| |
|
|
İki Kemal Unakıtan var
Maliye Bakanı Kemal Unakıtan, başında bulunduğu kuruma ve belki de Türkiye Cumhuriyeti'ne "bir anlamda" ihanet ediyor. Nedenini anlatayım. Benim kafamda iki Kemal Unakıtan var. Birincisi Maliye Bakanı Kemal Unakıtan. İşini büyük bir başarıyla yapan, bütçe disiplininden taviz vermeyen, harcamaların her kalemini titizlikle kontrol eden, Başbakan'dan aldığı güçle hiçbir siyasi baskıya boyun eğmeyen, eyyam yapmayan, mali sistemi siyasetten uzak tutan Maliyeci Kemal Unakıtan.
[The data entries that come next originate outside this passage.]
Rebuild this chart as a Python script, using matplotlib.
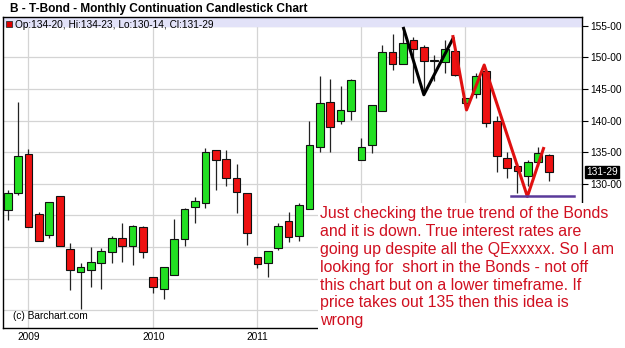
import matplotlib.pyplot as plt
from matplotlib.patches import Rectangle
from matplotlib.transforms import blended_transform_factory

# monthly candles (price units)
opens = [125.9, 128.5, 134.75, 125.2, 121.9, 128.15, 119.7, 116.0, 116.3, 117.45,
         119.2, 121.5, 120.2, 123.25, 115.3, 113.4, 115.6, 121.25, 126.3, 127.05,
         135.3, 133.9, 131.0, 128.6, 118.5, 117.45, 119.9, 124.15, 121.8, 126.0,
         135.9, 142.9, 140.0, 141.6, 133.7, 136.1, 141.6, 150.9, 149.0, 152.7,
         151.6, 149.45, 149.35, 151.0, 142.8, 144.2, 147.9, 139.9, 134.1, 132.85,
         131.3, 133.4, 134.625]
closes = [128.5, 134.4, 123.2, 120.9, 127.2, 120.1, 116.4, 116.9, 117.7, 119.4,
          121.4, 120.1, 123.4, 119.3, 113.75, 116.8, 121.25, 126.0, 127.3, 135.1,
          133.8, 131.0, 128.7, 122.2, 117.35, 119.4, 123.4, 121.6, 126.6, 136.1,
          142.8, 139.0, 141.7, 146.45, 135.8, 142.45, 150.8, 148.9, 152.25, 151.4,
          149.5, 149.55, 151.3, 147.3, 143.55, 147.1, 139.6, 134.4, 132.5, 132.05,
          133.4, 134.85, 131.906]
highs = [129.05, 143.0, 135.5, 125.6, 127.2, 128.15, 120.7, 117.45, 120.0, 119.8,
         121.8, 123.8, 123.5, 123.4, 115.3, 116.9, 124.4, 126.25, 128.0, 135.65,
         135.3, 135.4, 133.2, 128.6, 118.5, 119.4, 123.8, 125.5, 127.05, 140.0,
         147.1, 146.6, 145.55, 146.6, 137.2, 142.45, 152.0, 153.7, 154.2, 153.3,
         152.0, 150.4, 152.8, 151.0, 143.55, 147.5, 148.0, 140.75, 135.1, 133.3,
         133.7, 135.9, 134.72]
lows = [124.3, 128.3, 123.2, 120.9, 121.4, 120.1, 113.2, 110.2, 113.75, 113.3,
        117.45, 117.7, 117.2, 118.2, 112.7, 111.85, 115.6, 120.1, 123.8, 126.15,
        129.05, 129.6, 125.4, 120.35, 116.7, 115.3, 119.55, 120.8, 120.9, 126.0,
        135.0, 135.1, 139.4, 140.1, 133.7, 134.95, 141.6, 148.0, 149.0, 146.0,
        144.2, 146.3, 147.5, 147.0, 142.8, 143.55, 139.0, 131.8, 130.9, 128.5,
        129.6, 132.75, 130.44]

year_idx = [2, 14, 24, 34, 44]
year_labels = ['2009', '2010', '2011', '', '']
price_ticks = [110, 115, 120, 125, 130, 135, 140, 145, 150, 155]
# labels under 130 sit behind the pasted note
price_labels = ['', '', '', '', '130-00', '135-00', '140-00', '145-00', '150-00', '155-00']

# hand drawn trend lines (bar index, price)
black_x = [38.05, 40.0, 42.8]
black_y = [154.6, 144.1, 153.0]
red_x = [42.8, 44.1, 45.8, 49.95, 51.5]
red_y = [153.3, 141.7, 148.8, 128.0, 135.6]
support_x = [48.4, 54.4]
support_y = [128.15, 128.15]

note = ("Just checking the true trend of the Bonds\n"
        "and it is down. True interest rates are\n"
        "going up despite all the QExxxxx. So I am\n"
        "looking for  short in the Bonds - not off\n"
        "this chart but on a lower timeframe. If\n"
        "price takes out 135 then this idea is\n"
        "wrong")

plt.rcParams['font.family'] = ['Liberation Sans', 'DejaVu Sans']

fig = plt.figure(figsize=(6.25, 3.48), dpi=100)
ax = fig.add_axes([3 / 625, 20 / 348, 579 / 625, 311 / 348])

green = '#22e022'
red = '#ee1111'
n = len(opens)
for i in range(n):
    o, c = opens[i], closes[i]
    col = green if c >= o else red
    ax.vlines(i, lows[i], highs[i], color='#222222', linewidth=0.9, zorder=2)
    ax.bar(i, max(abs(c - o), 0.12), bottom=min(o, c), width=0.74,
           color=col, edgecolor='#111111', linewidth=0.8, zorder=3)

ax.plot(black_x, black_y, color='black', linewidth=2.2, zorder=4)
ax.plot(red_x, red_y, color='#e01010', linewidth=2.2, zorder=4)
ax.plot(support_x, support_y, color='#5a3a9a', linewidth=1.8, zorder=4)

ymin, ymax = 107.2, 156.4
ax.set_xlim(-0.45, 55.2)
ax.set_ylim(ymin, ymax)
ax.axhspan(154.95, ymax, color='#e2e2f8', zorder=1)

ax.set_yticks(price_ticks)
ax.set_yticklabels(price_labels)
ax.yaxis.tick_right()
ax.set_xticks(year_idx)
ax.set_xticklabels(year_labels)
ax.tick_params(axis='y', length=4, width=0.8, labelsize=7.3, pad=2)
ax.tick_params(axis='x', length=0, labelsize=7.3, pad=3)
ax.grid(True, color='#d4d4d4', linewidth=0.9, zorder=0)
ax.set_axisbelow(True)
for s in ax.spines.values():
    s.set_linewidth(1.0)
    s.set_color('black')

# last price flag on the right axis
trans = blended_transform_factory(ax.transAxes, ax.transData)
ax.text(1.008, closes[-1], "131-29", transform=trans, fontsize=7.3, color='white',
        va='center', ha='left',
        bbox=dict(boxstyle='square,pad=0.12', facecolor='black', edgecolor='black'))

# ohlc readout in the top band
ax.plot([0.0095], [0.976], marker='s', markersize=5, color='#dd0000',
        markeredgecolor='#333333', markeredgewidth=0.6, transform=ax.transAxes,
        clip_on=False, zorder=5)
ax.text(0.02, 0.975, "Op:134-20, Hi:134-23, Lo:130-14, Cl:131-29",
        transform=ax.transAxes, fontsize=7.3, va='center', ha='left')
ax.text(0.017, 0.04, "(c) Barchart.com", transform=ax.transAxes, fontsize=7.3,
        va='center', ha='left')

fig.text(10 / 625, 1 - 9 / 348, "B - T-Bond - Monthly Continuation Candlestick Chart",
         fontsize=8.6, fontweight='bold', va='center', ha='left')

# white note box pasted over the lower right corner
fig.add_artist(Rectangle((318 / 625, 0), 1, 1 - 203 / 348, transform=fig.transFigure,
                         facecolor='white', edgecolor='none', zorder=5))
fig.text(320 / 625, 1 - 206 / 348, note, fontsize=11.4, color='#d01020',
         va='top', ha='left', linespacing=1.24, zorder=6)

fig.savefig('out.png', dpi=100)
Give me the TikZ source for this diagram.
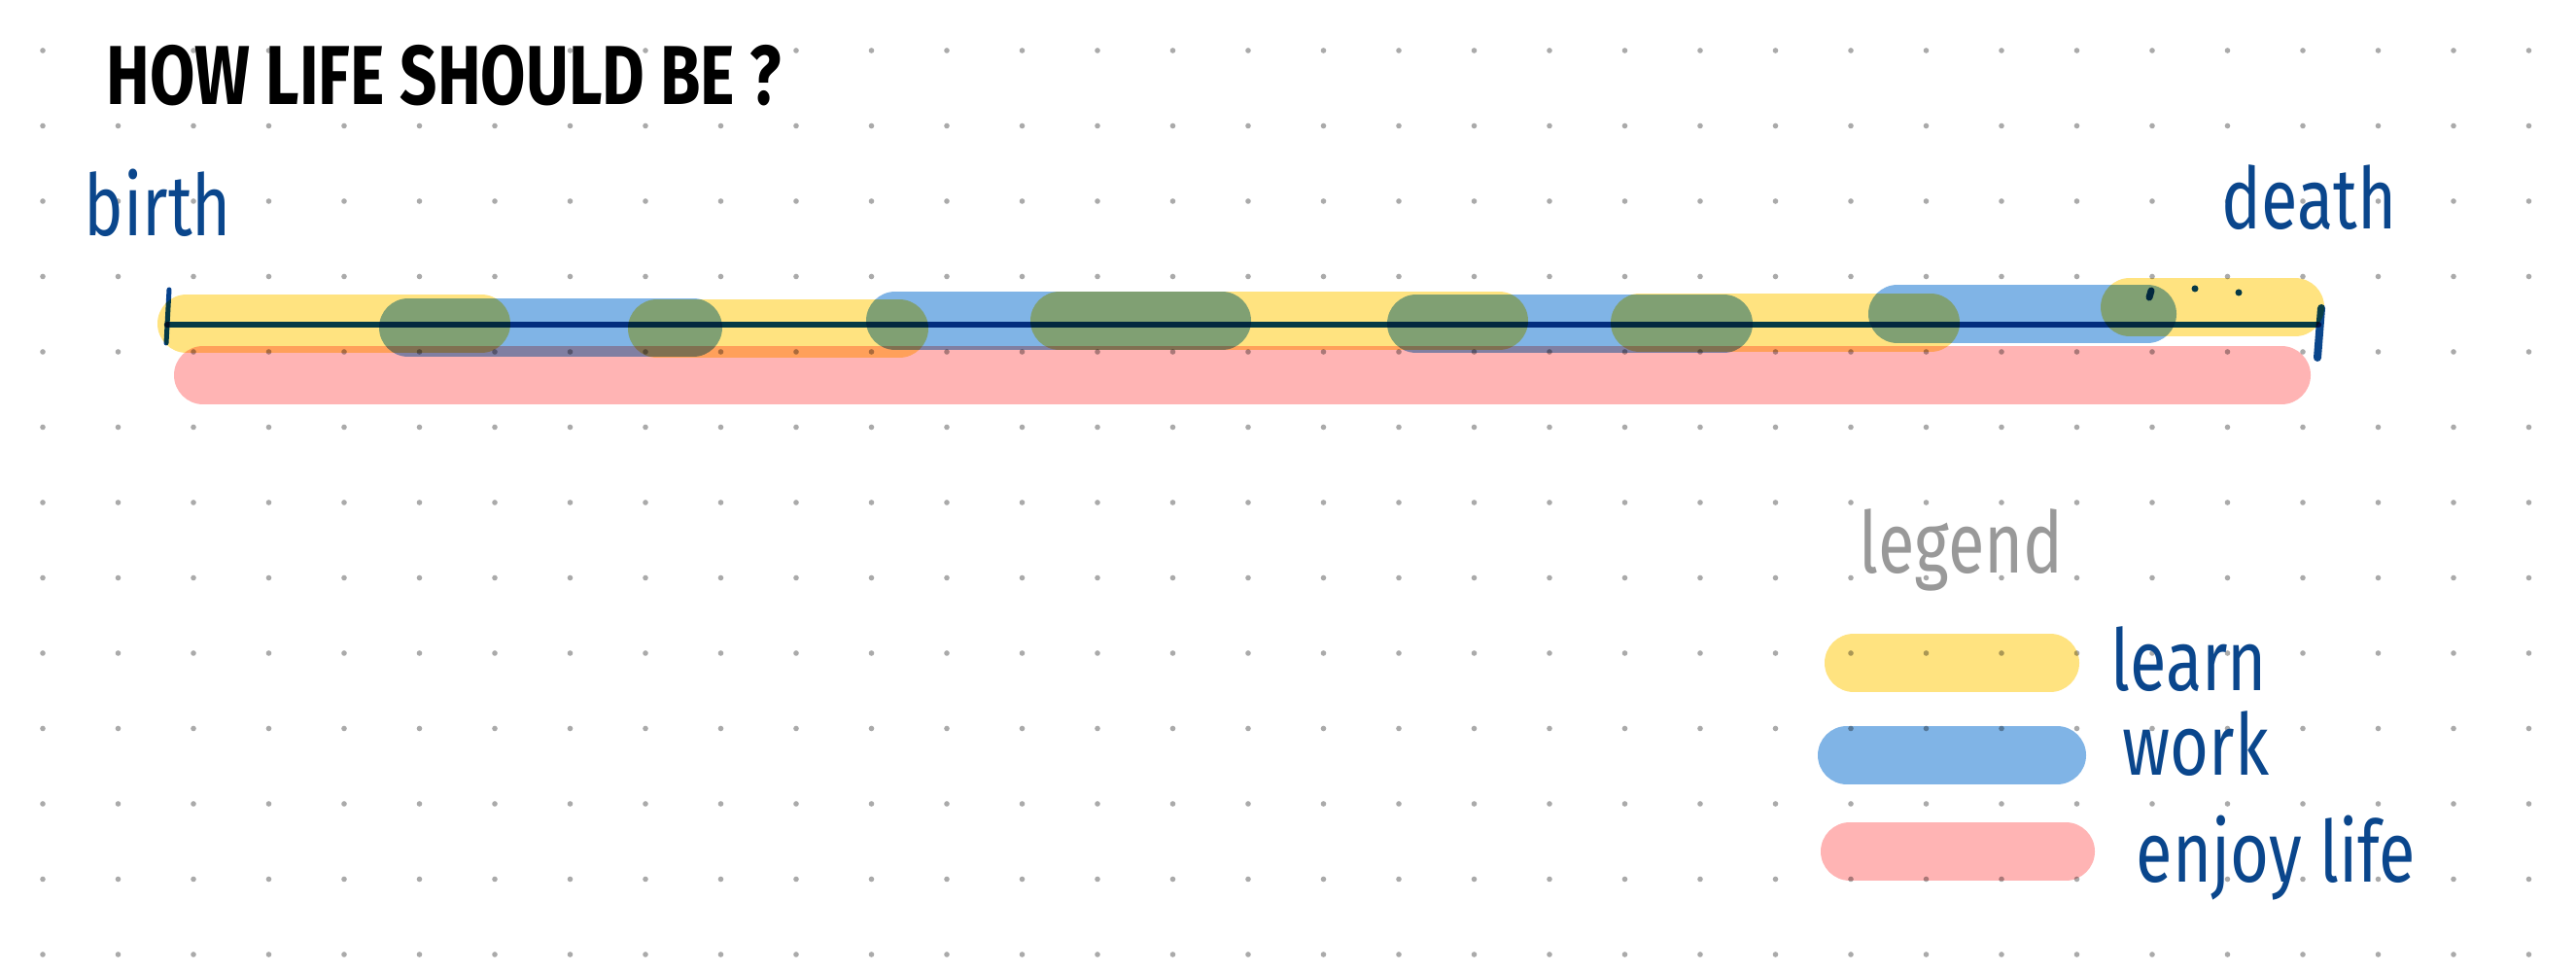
\documentclass[tikz,border=0pt]{standalone}
\usepackage{fontspec}
\newfontfamily\handfont[FakeStretch=0.78]{Fira Sans}
\definecolor{learnyellow}{HTML}{FFE380}
\definecolor{workblue}{HTML}{80B4E6}
\definecolor{enjoypink}{HTML}{FFB4B4}
\definecolor{linecol}{HTML}{05418C}
\definecolor{inkblue}{HTML}{0A468C}
\definecolor{legendgray}{HTML}{999999}
\definecolor{dotgray}{HTML}{AAAAAA}

\begin{document}
\begin{tikzpicture}[
    griddot/.style={fill=dotgray},
    hlbar/.style={line width=6mm, line cap=round, blend mode=multiply},
    learnbar/.style={hlbar, draw=learnyellow},
    workbar/.style={hlbar, draw=workblue},
    enjoybar/.style={hlbar, draw=enjoypink},
    ink/.style={linecol, line cap=round, blend mode=multiply},
    handtext/.style={font=\handfont\fontsize{25}{30}\selectfont, text=inkblue, inner sep=0pt, anchor=base west},
]
    \useasboundingbox[fill=white] (0,0) rectangle (26.5,10);

    % Dotted paper
    \foreach \i in {0,...,33}
        \foreach \j in {0,...,12}
            \fill[griddot] ({0.44+0.775*\i},{9.48-0.775*\j}) circle (0.028);

    % Title
    \node[handtext, text=black, font=\handfont\bfseries\fontsize{24.5}{30}\selectfont] (title) at (1.09,8.92) {HOW LIFE SHOULD BE ?};

    % Life bars
    \draw[enjoybar] (2.09,6.14) -- (23.47,6.14);
    \foreach \a/\b/\y in {1.92/4.95/6.67, 6.76/9.25/6.62, 10.90/15.42/6.70, 16.87/19.86/6.68, 21.91/23.61/6.84}
        \draw[learnbar] (\a,\y) -- (\b,\y);
    \foreach \a/\b/\y in {4.20/7.13/6.63, 9.21/12.57/6.70, 14.57/17.73/6.67, 19.52/22.09/6.77}
        \draw[workbar] (\a,\y) -- (\b,\y);

    % Timeline
    \coordinate (birthpt) at (1.72,6.66);
    \coordinate (deathpt) at (23.85,6.66);
    \draw[ink, line width=0.65mm] (birthpt) -- (deathpt);
    \draw[ink, line width=0.5mm] (1.74,7.02) -- (1.71,6.47);
    \draw[ink, inkblue, line width=0.8mm] (23.88,6.83) -- (23.84,6.32);
    \draw[ink, line width=0.7mm] (22.13,7.01) -- (22.11,6.94);
    \fill[ink] (22.58,7.03) circle (0.035);
    \fill[ink] (23.03,6.99) circle (0.035);

    \node[handtext] (birth) at (0.86,7.57) {birth};
    \node[handtext] (death) at (22.85,7.64) {death};

    % Legend
    \node[handtext, text=legendgray] (legend) at (19.12,4.10) {legend};
    \draw[learnbar] (19.07,3.18) -- (21.09,3.18);
    \draw[workbar] (19.00,2.23) -- (21.16,2.23);
    \draw[enjoybar] (19.03,1.24) -- (21.25,1.24);
    \node[handtext] (learn) at (21.71,2.89) {learn};
    \node[handtext] (work) at (21.83,2.02) {work};
    \node[handtext] (enjoy) at (21.97,0.92) {enjoy life};

\end{tikzpicture}
\end{document}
Bunu öylesine başarıyla yapıyor ki, sonuçlarını hep birlikte görüyoruz. Yakın tarihimizde ilk defa bütçe hedeflerini tutturuyoruz, alkış alıyoruz. Maastricht Kriterleri'ni yakalayacak noktaya geliyoruz. İkincisi ise siyasi gücünü kendisinin ve ailesinin ikbali için kullanan, çocuklarına devretmiş görünse de iş yaşamında gözü doymayan, 2b dahil her türlü yasal düzenlemeden avantaj sağlayan, SİT alanına bina yapmaktan çekinmeyen ve bunu yasallaştırmak için karar çıkarttıran, hükümetin yumuşak karnı haline gelen Kemal Unakıtan. Birincisi ne kadar iyiyse, ikincisi o kadar kötü. Birincisi ülkeye ne kadar fayda veriyorsa, ikincisi o kadar zarar veriyor. Birincisi AKP'ye ne kadar yarar sağlıyorsa, ikincisi o kadar yük oluyor. Sonuçta ikinci Kemal Unakıtan, birinci Kemal Unakıtan'a, dolayısıyla da ülkeye ihanet ediyor. Acaba değiyor mu çok merak ediyorum!